As some of you may know, I grew up in Boulder City. So, I’m an Eagle at heart with blue and gold pumping through my veins. I know. That combination would make some kind of green color but you get where I’m going.

While I had visited many, many times since graduating in 1987, only one of those visits included attending a BCHS sporting event, and that was a football game nine or 10 years ago. That will all change tonight in Boulder City’s opening football game of the season, which I’m sure will draw a packed house.

I got an early glimpse of that ongoing Eagle pride last Friday when I went to cover a welcome back assembly at the high school, of which the photos can be seen in today’s edition.

When the new high school was being proposed, I had heard and read comments on social media from those who were upset that the old school was being torn down. To some extent I understood but as I said to some, “That school was old when we were there and it’s now 30 years older.”

And, while the structure may no longer be there, the memories can never be taken away.

I have so many fond memories of high school, especially my senior year. Back then, there were senior benches and each year, just before school began, the seniors were allowed to paint the area, which was about 20 feet by 20 feet. It was sacred ground…. only seniors allowed. Around that same time, for a minimal fee, seniors had their own parking area. Each student was allowed to paint their parking stall. I am far from being Ronnie Rembrandt and stick figures is about it, and that’s on a good day. Luckily, someone had painted a parrot in a hammock from the year before that I kept.

I do recall our ill-fated attempt to rebel against the dress code. At that time, shorts were not allowed but as we mentioned to the administration, skirts worn by many girls were shorter than, well, shorts. We gathered near the then-auditorium, shorts in tow.

Well, we didn’t get far before the dean of the school met us and informed us that if we went any further, we’d be suspended. Needless to say, coup de shorts lasted about 10 minutes.

Another tradition was senior ditch day. It was all planned. Where: the lake. When: a couple of days before graduation. How: by any means necessary. Word spread quickly of the plan and this was long before social media. The thing we forgot is that teachers have ears. They knew of the plan probably sooner than we did.
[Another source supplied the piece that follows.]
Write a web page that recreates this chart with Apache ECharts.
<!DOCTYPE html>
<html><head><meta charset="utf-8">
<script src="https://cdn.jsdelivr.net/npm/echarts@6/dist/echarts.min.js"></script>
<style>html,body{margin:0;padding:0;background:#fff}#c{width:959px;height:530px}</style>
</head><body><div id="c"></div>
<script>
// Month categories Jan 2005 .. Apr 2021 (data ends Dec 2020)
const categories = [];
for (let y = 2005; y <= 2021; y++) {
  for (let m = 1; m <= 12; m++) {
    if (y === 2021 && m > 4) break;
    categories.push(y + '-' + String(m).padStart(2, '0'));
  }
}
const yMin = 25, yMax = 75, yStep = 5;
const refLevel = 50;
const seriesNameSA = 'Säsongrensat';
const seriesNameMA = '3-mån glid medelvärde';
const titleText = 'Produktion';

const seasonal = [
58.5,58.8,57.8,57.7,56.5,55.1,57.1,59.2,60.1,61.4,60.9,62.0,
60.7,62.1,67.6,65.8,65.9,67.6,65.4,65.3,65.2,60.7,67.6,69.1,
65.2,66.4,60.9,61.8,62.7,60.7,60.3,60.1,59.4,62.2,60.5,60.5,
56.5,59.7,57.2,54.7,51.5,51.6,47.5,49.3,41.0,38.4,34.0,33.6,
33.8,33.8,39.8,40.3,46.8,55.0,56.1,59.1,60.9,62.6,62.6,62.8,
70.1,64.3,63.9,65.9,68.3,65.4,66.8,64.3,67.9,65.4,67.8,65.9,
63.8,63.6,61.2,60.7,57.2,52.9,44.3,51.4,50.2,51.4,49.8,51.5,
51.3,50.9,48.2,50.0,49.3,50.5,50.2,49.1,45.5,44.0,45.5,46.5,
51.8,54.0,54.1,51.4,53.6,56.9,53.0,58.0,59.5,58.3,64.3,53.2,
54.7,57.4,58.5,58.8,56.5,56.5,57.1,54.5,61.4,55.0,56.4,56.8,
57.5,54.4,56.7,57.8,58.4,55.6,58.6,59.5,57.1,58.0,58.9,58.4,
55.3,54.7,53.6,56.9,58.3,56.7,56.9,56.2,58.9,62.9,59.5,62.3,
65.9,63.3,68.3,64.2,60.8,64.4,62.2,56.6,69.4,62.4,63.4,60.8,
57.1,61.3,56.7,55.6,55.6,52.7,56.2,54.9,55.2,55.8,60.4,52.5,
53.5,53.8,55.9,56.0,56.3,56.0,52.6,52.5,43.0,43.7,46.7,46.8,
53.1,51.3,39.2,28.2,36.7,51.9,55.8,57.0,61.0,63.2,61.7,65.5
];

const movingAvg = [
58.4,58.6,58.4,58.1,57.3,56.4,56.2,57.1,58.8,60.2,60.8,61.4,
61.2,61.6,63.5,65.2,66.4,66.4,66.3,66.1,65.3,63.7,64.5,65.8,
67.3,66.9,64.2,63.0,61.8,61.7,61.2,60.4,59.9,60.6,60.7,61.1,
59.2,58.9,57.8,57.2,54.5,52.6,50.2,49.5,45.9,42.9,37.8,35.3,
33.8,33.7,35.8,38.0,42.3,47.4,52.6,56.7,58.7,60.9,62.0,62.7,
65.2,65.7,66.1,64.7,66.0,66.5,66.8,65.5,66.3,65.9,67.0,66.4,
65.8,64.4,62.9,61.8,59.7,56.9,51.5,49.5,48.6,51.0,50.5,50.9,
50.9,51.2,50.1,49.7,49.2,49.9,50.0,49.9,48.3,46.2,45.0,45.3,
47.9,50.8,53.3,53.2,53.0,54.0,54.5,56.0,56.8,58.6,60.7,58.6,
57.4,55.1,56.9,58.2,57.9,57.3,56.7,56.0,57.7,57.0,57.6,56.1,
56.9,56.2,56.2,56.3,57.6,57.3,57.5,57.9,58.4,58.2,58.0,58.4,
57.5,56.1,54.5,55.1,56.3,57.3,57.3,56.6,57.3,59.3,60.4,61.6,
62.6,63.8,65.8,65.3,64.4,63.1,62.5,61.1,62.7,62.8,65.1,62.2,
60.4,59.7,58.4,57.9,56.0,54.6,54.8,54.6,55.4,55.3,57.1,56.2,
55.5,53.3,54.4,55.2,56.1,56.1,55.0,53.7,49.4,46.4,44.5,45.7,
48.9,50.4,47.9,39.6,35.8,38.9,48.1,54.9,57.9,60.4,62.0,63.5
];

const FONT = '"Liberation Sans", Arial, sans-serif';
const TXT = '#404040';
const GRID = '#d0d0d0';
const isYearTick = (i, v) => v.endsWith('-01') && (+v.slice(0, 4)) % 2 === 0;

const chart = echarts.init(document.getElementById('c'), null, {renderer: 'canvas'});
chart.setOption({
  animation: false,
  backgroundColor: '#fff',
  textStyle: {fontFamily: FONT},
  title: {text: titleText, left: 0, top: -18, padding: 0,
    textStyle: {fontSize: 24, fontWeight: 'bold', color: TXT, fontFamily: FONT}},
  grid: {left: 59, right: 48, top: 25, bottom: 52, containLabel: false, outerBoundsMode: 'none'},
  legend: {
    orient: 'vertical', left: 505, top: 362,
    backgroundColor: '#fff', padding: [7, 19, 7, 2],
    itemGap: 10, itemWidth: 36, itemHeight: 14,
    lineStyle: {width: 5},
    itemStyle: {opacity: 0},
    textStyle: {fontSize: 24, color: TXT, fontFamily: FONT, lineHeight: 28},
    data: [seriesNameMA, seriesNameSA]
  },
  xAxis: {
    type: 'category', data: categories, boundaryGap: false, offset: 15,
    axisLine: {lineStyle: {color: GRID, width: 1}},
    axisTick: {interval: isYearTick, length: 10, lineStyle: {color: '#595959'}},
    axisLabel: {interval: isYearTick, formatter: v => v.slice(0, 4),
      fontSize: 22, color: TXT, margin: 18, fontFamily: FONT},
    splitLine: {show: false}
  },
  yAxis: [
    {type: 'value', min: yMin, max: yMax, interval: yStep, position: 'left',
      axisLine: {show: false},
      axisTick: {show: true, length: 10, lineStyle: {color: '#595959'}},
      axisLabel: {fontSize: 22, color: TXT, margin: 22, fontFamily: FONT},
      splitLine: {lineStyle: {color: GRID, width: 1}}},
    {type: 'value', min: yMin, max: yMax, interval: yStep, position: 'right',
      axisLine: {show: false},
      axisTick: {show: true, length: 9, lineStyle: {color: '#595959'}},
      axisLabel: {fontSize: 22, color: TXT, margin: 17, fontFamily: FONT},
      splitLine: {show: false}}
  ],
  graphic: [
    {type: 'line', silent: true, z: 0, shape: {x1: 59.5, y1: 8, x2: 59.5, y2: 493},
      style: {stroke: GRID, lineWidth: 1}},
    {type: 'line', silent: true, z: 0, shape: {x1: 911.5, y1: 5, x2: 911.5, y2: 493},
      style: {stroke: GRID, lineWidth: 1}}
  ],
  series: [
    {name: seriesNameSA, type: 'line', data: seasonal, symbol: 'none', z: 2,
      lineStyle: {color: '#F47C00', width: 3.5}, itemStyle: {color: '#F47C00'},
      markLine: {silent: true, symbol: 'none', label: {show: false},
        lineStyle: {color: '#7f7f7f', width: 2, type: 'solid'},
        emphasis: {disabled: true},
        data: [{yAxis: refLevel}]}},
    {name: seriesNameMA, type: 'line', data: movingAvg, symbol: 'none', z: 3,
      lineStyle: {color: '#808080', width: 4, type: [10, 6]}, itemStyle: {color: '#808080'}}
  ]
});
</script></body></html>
One of the school’s long-time government teachers, Lynn Stewart, was known for giving his minus-5 points for getting to class late, talking and just goofing off. The day before the ditch day he said that he understood that many of us were not going to be in class that next day. To which, a classmate asked what happens if we’re not there. His response, “Minus 5.” That was quickly followed up with a second question of what happens if we show up for class. With a slight grin, Mr. Stewart said, “Minus 10.” Gotta love tradition.

That gets me back to the assembly I went to. While the school is different, that pride is still there. I got goose bumps as the entire school sang the BCHS fight song, And yes, I did as well.
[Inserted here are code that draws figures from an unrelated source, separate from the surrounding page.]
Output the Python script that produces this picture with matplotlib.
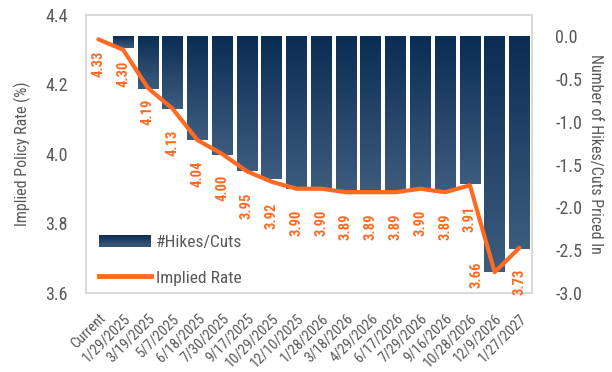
import matplotlib.pyplot as plt
import numpy as np
from matplotlib.legend_handler import HandlerBase
from matplotlib.patches import Rectangle
from matplotlib.lines import Line2D
from matplotlib.colors import LinearSegmentedColormap

plt.rcParams['font.family'] = ['Roboto Condensed', 'Roboto', 'DejaVu Sans']
plt.rcParams['axes.unicode_minus'] = False

# ── Data ──
dates = ["Current", "1/29/2025", "3/19/2025", "5/7/2025", "6/18/2025", "7/30/2025",
         "9/17/2025", "10/29/2025", "12/10/2025", "1/28/2026", "3/18/2026",
         "4/29/2026", "6/17/2026", "7/29/2026", "9/16/2026", "10/28/2026",
         "12/9/2026", "1/27/2027"]
implied_rate = [4.33, 4.30, 4.19, 4.13, 4.04, 4.00, 3.95, 3.92, 3.90, 3.90,
                3.89, 3.89, 3.89, 3.90, 3.89, 3.91, 3.66, 3.73]
hikes_cuts = [0.0, -0.14, -0.61, -0.85, -1.21, -1.39, -1.57, -1.67, -1.78, -1.78,
              -1.81, -1.83, -1.81, -1.78, -1.81, -1.73, -2.76, -2.49]

ORANGE = "#ff6a22"
GRAY = "#595959"
FRAME = "#d9d9d9"
bar_cmap = LinearSegmentedColormap.from_list("navy", ["#0b2d53", "#3d5c7e"])


class GradientHandler(HandlerBase):
    """Legend patch with the same top-to-bottom gradient as the bars."""
    def create_artists(self, legend, orig_handle, xdescent, ydescent,
                       width, height, fontsize, trans):
        n = 16
        arts = []
        for i in range(n):
            c = bar_cmap(1 - (i + 0.5) / n)
            arts.append(Rectangle((-xdescent, -ydescent + i * height / n),
                                  width, height / n * 1.05, facecolor=c,
                                  edgecolor="none", transform=trans))
        return arts


fig = plt.figure(figsize=(6.12, 3.72), dpi=100)
ax_l = fig.add_axes([0.1405, 0.2124, 0.7285, 0.7473])
ax_r = ax_l.twinx()
ax_l.set_zorder(ax_r.get_zorder() + 1)
ax_l.patch.set_visible(False)

x = np.arange(len(dates))

# bars with per-bar vertical gradient
grad = np.linspace(0, 1, 256).reshape(-1, 1)
bars = ax_r.bar(x, hikes_cuts, width=0.84, color="none", edgecolor="none")
for b in bars:
    h = b.get_height()
    if h == 0:
        continue
    x0 = b.get_x()
    im = ax_r.imshow(grad, cmap=bar_cmap, aspect="auto", origin="upper",
                     extent=(x0, x0 + b.get_width(), h, 0), zorder=1)
    im.set_clip_path(b)

ax_r.set_xlim(-0.5, len(dates) - 0.5)
ax_r.set_ylim(-3.0, 0.25)
ax_r.set_yticks(np.arange(0, -3.01, -0.5))
ax_r.set_yticklabels([f"{v:.1f}" for v in np.arange(0, -3.01, -0.5)])
ax_r.tick_params(axis="y", length=0, pad=17, labelsize=13, labelcolor=GRAY)
ax_r.set_ylabel("Number of Hikes/Cuts Priced In", rotation=270, fontsize=11.5,
                color=GRAY, labelpad=15)
for s in ax_r.spines.values():
    s.set_visible(False)

# implied rate line
line, = ax_l.plot(x, implied_rate, color=ORANGE, linewidth=3, solid_capstyle="round",
                  zorder=3)
for i, (xi, r) in enumerate(zip(x, implied_rate)):
    if i == 16:
        ax_l.annotate(f"{r:.2f}", (xi, r), xytext=(-13, -2), textcoords="offset points",
                      rotation=90, ha="center", va="center", fontsize=10.5,
                      fontweight="bold", color=ORANGE)
    else:
        off = -8 if i < 3 else -15
        ax_l.annotate(f"{r:.2f}", (xi, r), xytext=(0, off), textcoords="offset points",
                      rotation=90, ha="center", va="top", fontsize=10.5,
                      fontweight="bold", color=ORANGE)

ax_l.set_xlim(-0.5, len(dates) - 0.5)
ax_l.set_ylim(3.6, 4.4)
ax_l.set_yticks(np.arange(3.6, 4.41, 0.2))
ax_l.set_yticklabels([f"{v:.1f}" for v in np.arange(3.6, 4.41, 0.2)])
ax_l.tick_params(axis="y", length=0, pad=13, labelsize=13, labelcolor=GRAY)
ax_l.set_xticks(x)
ax_l.set_xticklabels(dates, rotation=45, ha="right", rotation_mode="anchor",
                     fontsize=10.5, color=GRAY)
ax_l.tick_params(axis="x", length=0, pad=13)
ax_r.tick_params(axis="x", length=0, labelbottom=False)
ax_l.set_ylabel("Implied Policy Rate (%)", fontsize=11.5, color=GRAY, labelpad=10)
for s in ax_l.spines.values():
    s.set_color(FRAME)
    s.set_linewidth(1.5)

proxy = Rectangle((0, 0), 1, 1)
leg = ax_l.legend([proxy, Line2D([0], [0], color=ORANGE, linewidth=3.5)],
                  ["#Hikes/Cuts", "Implied Rate"],
                  handler_map={proxy: GradientHandler()},
                  loc="lower left", bbox_to_anchor=(0.0, -0.02), frameon=False,
                  fontsize=12.5, handlelength=3.0, handleheight=0.75,
                  labelspacing=1.15, handletextpad=0.3, borderaxespad=0.35)
for t in leg.get_texts():
    t.set_color(GRAY)

fig.savefig("out.png", dpi=100)
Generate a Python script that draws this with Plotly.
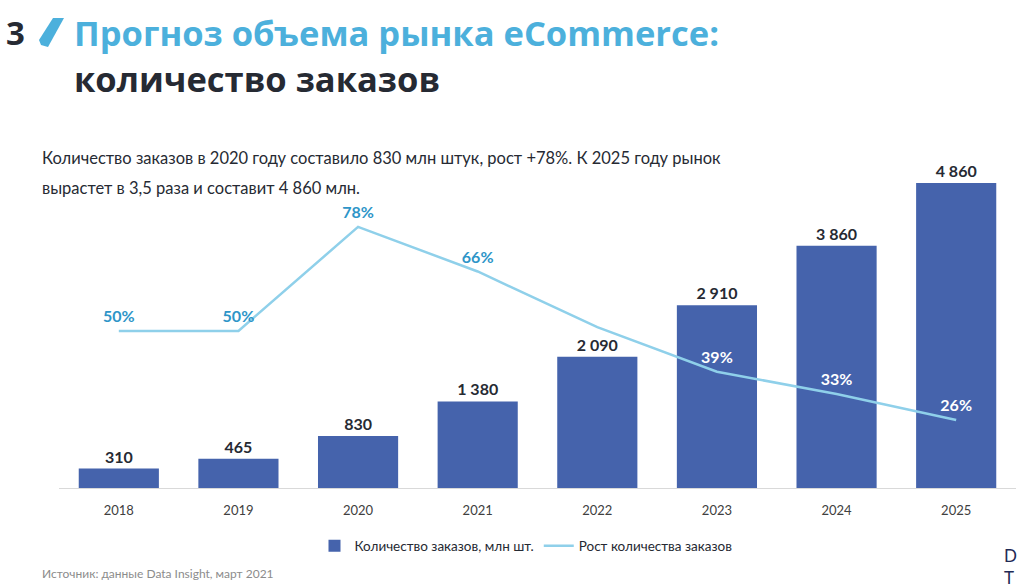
import plotly.graph_objects as go

# data
years = ['2018', '2019', '2020', '2021', '2022', '2023', '2024', '2025']
orders = [310, 465, 830, 1380, 2090, 2910, 3860, 4860]
growth = [50, 50, 78, 66, 51, 39, 33, 26]
growth_labels = ['50%', '50%', '78%', '66%', '', '39%', '33%', '26%']
growth_label_colors = ['#2E95C8', '#2E95C8', '#2E95C8', '#2E95C8', '#2E95C8',
                       'white', 'white', 'white']

W, H = 1024, 587
ML, MR, MT, MB = 59, 8, 140, 99

BAR_COLOR = '#4563AC'
LINE_COLOR = '#8FD0EA'
DARK = '#262A33'
BODY_FONT = 'Lato'
TITLE_FONT = 'Open Sans'


def px(x):
    """pixel x -> paper x"""
    return (x - ML) / (W - ML - MR)


def py(y):
    """pixel y -> paper y"""
    return (H - MB - y) / (H - MT - MB)


bar_text = [f'{v:,}'.replace(',', ' ') for v in orders]

fig = go.Figure()
fig.add_trace(go.Bar(
    x=years, y=orders,
    name='Количество заказов, млн шт.',
    marker=dict(color=BAR_COLOR, line=dict(width=0)),
    text=bar_text, textposition='outside',
    textfont=dict(family=BODY_FONT, size=16, color=DARK, weight='bold'),
    cliponaxis=False,
))
fig.add_trace(go.Scatter(
    x=years, y=growth, yaxis='y2',
    name='Рост количества заказов',
    mode='lines+markers+text',
    line=dict(color=LINE_COLOR, width=2.5),
    # invisible markers, only there to push the labels a bit off the line
    marker=dict(size=6, color='rgba(0,0,0,0)'),
    text=growth_labels, textposition='top center',
    textfont=dict(family=BODY_FONT, size=16, color=growth_label_colors, weight='bold'),
    cliponaxis=False,
))

annotations = [
    dict(x=px(4), y=py(33), text='<b>3</b>', font=dict(family=TITLE_FONT, size=33, color=DARK),
         xanchor='left', yanchor='middle'),
    dict(x=px(72), y=py(33), text='<b>Прогноз объема рынка eCommerce:</b>',
         font=dict(family=TITLE_FONT, size=34.5, color='#4CB0DC'), xanchor='left', yanchor='middle'),
    dict(x=px(72), y=py(79), text='<b>количество заказов</b>',
         font=dict(family=TITLE_FONT, size=34.5, color=DARK), xanchor='left', yanchor='middle'),
    dict(x=px(40), y=py(158),
         text='Количество заказов в 2020 году составило 830 млн штук, рост +78%. К 2025 году рынок',
         font=dict(family=BODY_FONT, size=16.5, color=DARK), xanchor='left', yanchor='middle'),
    dict(x=px(40), y=py(188), text='вырастет в 3,5 раза и составит 4 860 млн.',
         font=dict(family=BODY_FONT, size=16.5, color=DARK), xanchor='left', yanchor='middle'),
    dict(x=px(40), y=py(573), text='Источник: данные Data Insight, март 2021',
         font=dict(family=BODY_FONT, size=12, color='#8C8C8C'), xanchor='left', yanchor='middle'),
    dict(x=px(1002), y=py(566), text='D<br>T', align='left',
         font=dict(family=BODY_FONT, size=17, color='#1F2A55'), xanchor='left', yanchor='middle'),
]
for a in annotations:
    a.update(xref='paper', yref='paper', showarrow=False)

shapes = [
    # the slash mark next to the chapter number
    dict(type='path', xref='paper', yref='paper',
         path=f'M {px(53)},{py(18)} L {px(64)},{py(18)} L {px(48)},{py(47)} '
              f'L {px(41)},{py(45)} L {px(39)},{py(40)} Z',
         fillcolor='#4CB0DC', line=dict(width=0)),
]

fig.update_layout(
    width=W, height=H,
    margin=dict(l=ML, r=MR, t=MT, b=MB),
    plot_bgcolor='white', paper_bgcolor='white',
    font=dict(family=BODY_FONT, color='#404040'),
    bargap=0.33,
    showlegend=True,
    legend=dict(orientation='h', x=px(526), y=py(546), xanchor='center', yanchor='middle',
                font=dict(family=BODY_FONT, size=13.5, color=DARK), itemwidth=30,
                traceorder='normal'),
    xaxis=dict(showgrid=False, showline=True, linecolor='#D9D9D9', linewidth=1,
               ticks='', tickfont=dict(size=13, color='#404040'), ticklabelstandoff=10),
    yaxis=dict(range=[0, 5545], visible=False, showgrid=False),
    yaxis2=dict(range=[7.7, 101.4], overlaying='y', visible=False, showgrid=False),
    annotations=annotations,
    shapes=shapes,
)

# page has a default 8px body margin; drop it so the figure sits at the top-left corner
fig.write_html('out.html', config={'displayModeBar': False},
               post_script="document.body.style.margin='0px';")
And speaking of tradition, one that I was so pleased to see continuing was the toilet seat cheer. I recall as a freshman back in 1983, John Budd running between each class in the gym raising the lid and everyone yelling “RAH” at the top of their lungs. My classmate and friend David Shay continued that my senior year.

The cheer is slightly different these days with four students each holding a toilet seat and on the lid the letters B..C..H..S. Each class tried to outdo the other, showing off that class and school pride, proving again, once an Eagle, always an Eagle.